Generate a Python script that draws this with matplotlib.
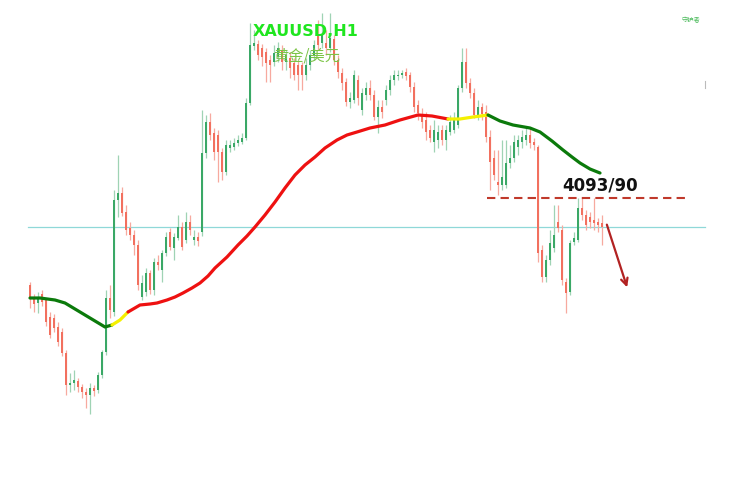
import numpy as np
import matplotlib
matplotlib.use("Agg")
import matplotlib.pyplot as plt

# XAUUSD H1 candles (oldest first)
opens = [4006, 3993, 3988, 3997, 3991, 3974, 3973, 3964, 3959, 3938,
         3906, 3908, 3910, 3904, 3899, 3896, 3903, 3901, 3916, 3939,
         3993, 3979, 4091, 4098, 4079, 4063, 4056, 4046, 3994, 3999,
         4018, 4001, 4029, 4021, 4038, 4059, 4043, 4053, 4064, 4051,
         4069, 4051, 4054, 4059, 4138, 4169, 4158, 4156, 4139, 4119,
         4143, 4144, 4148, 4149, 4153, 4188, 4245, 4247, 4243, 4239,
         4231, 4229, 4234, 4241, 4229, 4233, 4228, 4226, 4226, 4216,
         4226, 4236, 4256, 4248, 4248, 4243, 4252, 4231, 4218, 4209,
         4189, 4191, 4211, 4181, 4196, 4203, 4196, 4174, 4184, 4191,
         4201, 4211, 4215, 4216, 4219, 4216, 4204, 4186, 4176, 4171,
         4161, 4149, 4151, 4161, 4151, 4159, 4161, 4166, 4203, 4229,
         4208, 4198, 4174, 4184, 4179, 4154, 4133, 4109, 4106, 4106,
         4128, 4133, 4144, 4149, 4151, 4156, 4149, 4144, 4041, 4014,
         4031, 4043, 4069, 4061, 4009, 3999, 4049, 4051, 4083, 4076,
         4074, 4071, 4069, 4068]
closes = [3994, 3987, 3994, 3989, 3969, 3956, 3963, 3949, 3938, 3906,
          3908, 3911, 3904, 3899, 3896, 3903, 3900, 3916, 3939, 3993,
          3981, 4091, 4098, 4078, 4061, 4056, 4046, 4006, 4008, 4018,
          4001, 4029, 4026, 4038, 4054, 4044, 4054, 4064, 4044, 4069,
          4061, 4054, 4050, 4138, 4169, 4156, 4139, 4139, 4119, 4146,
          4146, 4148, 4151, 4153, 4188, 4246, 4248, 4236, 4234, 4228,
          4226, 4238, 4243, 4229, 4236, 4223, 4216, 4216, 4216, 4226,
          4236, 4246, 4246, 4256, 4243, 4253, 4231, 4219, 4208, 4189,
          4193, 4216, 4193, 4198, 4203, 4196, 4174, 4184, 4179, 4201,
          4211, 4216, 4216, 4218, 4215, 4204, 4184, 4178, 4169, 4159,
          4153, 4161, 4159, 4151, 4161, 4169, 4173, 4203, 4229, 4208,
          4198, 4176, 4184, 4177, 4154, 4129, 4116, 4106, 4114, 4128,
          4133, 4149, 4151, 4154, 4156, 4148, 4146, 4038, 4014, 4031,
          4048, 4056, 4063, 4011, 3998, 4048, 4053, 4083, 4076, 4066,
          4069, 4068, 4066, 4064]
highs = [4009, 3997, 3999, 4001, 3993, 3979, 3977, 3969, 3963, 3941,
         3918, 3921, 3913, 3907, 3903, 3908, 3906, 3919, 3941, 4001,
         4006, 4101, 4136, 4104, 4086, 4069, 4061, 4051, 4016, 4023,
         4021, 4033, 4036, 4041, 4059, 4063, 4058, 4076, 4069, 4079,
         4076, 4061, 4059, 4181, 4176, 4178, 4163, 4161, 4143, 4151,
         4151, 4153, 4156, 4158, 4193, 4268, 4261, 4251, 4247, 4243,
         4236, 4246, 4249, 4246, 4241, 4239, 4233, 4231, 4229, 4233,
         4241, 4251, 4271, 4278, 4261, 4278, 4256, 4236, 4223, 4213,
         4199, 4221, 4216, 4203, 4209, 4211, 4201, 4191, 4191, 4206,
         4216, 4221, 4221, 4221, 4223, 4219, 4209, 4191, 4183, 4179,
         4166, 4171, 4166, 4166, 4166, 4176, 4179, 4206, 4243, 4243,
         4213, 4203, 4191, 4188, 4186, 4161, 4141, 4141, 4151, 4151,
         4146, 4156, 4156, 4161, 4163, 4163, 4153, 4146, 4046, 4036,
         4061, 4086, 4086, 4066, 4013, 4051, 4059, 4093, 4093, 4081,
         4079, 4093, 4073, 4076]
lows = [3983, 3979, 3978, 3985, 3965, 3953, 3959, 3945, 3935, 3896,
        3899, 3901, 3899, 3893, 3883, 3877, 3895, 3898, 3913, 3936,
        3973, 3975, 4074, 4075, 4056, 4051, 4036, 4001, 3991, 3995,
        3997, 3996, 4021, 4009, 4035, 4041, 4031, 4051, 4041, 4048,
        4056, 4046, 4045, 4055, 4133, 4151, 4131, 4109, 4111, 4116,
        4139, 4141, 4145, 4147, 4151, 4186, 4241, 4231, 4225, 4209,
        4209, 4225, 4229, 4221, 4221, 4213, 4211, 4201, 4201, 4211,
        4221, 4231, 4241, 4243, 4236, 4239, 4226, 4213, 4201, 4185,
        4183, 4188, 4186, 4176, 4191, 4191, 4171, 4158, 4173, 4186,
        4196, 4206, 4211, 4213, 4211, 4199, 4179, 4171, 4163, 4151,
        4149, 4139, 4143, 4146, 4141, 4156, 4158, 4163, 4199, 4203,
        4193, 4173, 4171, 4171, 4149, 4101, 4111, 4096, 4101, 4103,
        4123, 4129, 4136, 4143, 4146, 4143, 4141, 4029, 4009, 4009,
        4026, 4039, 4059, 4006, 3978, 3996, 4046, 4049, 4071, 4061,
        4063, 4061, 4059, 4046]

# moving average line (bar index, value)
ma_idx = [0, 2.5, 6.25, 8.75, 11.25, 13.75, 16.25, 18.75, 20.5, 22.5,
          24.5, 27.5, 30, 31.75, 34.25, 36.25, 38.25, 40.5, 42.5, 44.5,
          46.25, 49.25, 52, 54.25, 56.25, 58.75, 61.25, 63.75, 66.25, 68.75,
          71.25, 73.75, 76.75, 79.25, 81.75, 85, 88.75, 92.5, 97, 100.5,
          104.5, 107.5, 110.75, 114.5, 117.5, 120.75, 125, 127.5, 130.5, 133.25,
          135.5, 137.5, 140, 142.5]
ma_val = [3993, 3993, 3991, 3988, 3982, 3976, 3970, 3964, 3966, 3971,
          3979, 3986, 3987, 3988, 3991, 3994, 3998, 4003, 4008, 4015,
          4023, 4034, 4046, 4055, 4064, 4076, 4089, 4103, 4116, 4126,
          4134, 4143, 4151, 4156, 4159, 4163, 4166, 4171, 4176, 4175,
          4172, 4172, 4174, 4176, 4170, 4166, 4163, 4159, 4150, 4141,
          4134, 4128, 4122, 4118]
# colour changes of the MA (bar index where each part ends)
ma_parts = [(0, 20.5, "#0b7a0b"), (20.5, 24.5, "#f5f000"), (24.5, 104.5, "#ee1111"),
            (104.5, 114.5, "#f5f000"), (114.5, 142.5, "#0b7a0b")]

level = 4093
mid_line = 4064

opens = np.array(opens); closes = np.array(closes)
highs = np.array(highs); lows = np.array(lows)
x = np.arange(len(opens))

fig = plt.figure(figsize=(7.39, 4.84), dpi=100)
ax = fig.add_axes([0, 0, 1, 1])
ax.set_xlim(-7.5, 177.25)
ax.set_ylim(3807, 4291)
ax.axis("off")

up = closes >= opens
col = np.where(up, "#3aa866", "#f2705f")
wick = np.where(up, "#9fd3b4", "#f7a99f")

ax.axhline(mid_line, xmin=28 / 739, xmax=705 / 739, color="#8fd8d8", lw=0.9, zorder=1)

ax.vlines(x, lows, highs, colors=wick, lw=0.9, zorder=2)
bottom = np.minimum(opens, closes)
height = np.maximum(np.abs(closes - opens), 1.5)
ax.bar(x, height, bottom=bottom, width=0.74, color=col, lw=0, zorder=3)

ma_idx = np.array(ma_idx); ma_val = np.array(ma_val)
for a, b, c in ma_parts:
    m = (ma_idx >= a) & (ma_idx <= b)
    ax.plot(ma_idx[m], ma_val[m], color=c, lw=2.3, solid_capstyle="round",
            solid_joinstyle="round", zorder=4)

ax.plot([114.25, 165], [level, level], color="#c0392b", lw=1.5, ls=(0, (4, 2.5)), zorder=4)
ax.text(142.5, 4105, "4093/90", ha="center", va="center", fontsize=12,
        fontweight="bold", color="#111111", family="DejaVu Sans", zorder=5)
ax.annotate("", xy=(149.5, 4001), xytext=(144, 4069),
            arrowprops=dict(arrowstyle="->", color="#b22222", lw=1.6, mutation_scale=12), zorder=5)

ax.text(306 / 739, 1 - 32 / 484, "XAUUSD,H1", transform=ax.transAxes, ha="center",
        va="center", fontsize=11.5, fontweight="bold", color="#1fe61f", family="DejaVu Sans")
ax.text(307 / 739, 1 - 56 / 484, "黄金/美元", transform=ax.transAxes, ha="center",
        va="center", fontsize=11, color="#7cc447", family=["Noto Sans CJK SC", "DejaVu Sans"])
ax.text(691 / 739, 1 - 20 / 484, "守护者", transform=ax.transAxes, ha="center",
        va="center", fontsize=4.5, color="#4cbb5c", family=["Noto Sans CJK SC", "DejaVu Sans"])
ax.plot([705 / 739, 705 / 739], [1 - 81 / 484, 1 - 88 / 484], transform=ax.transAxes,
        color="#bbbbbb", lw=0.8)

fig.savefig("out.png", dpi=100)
...
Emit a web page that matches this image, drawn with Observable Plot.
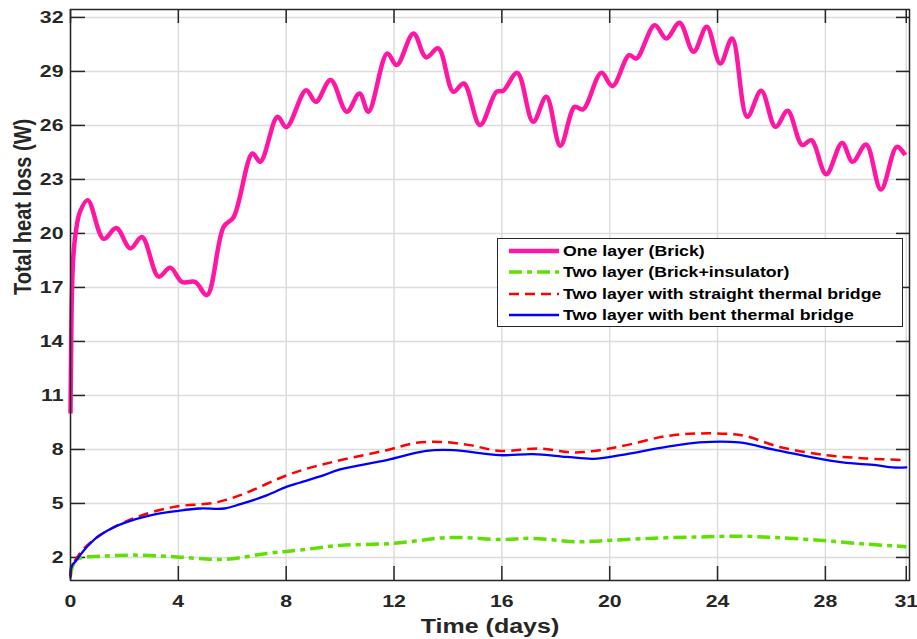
...
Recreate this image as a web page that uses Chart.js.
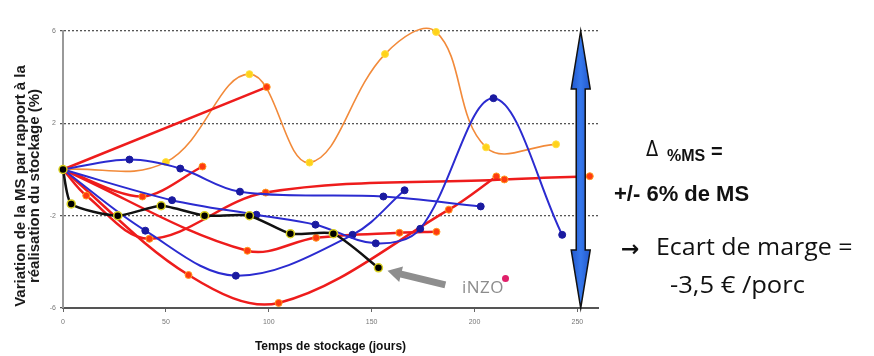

_Aim of the exercise_. Keep to the lines above from the line with "Generate a Python" to the line with "import matplotlib.pyplot as plt", and set down exactly those, inclusive, with nothing else and every picture left out.

_Solved problem_.
Generate a Python script that draws this with matplotlib.
import numpy as np
import matplotlib
matplotlib.use("Agg")
import matplotlib.pyplot as plt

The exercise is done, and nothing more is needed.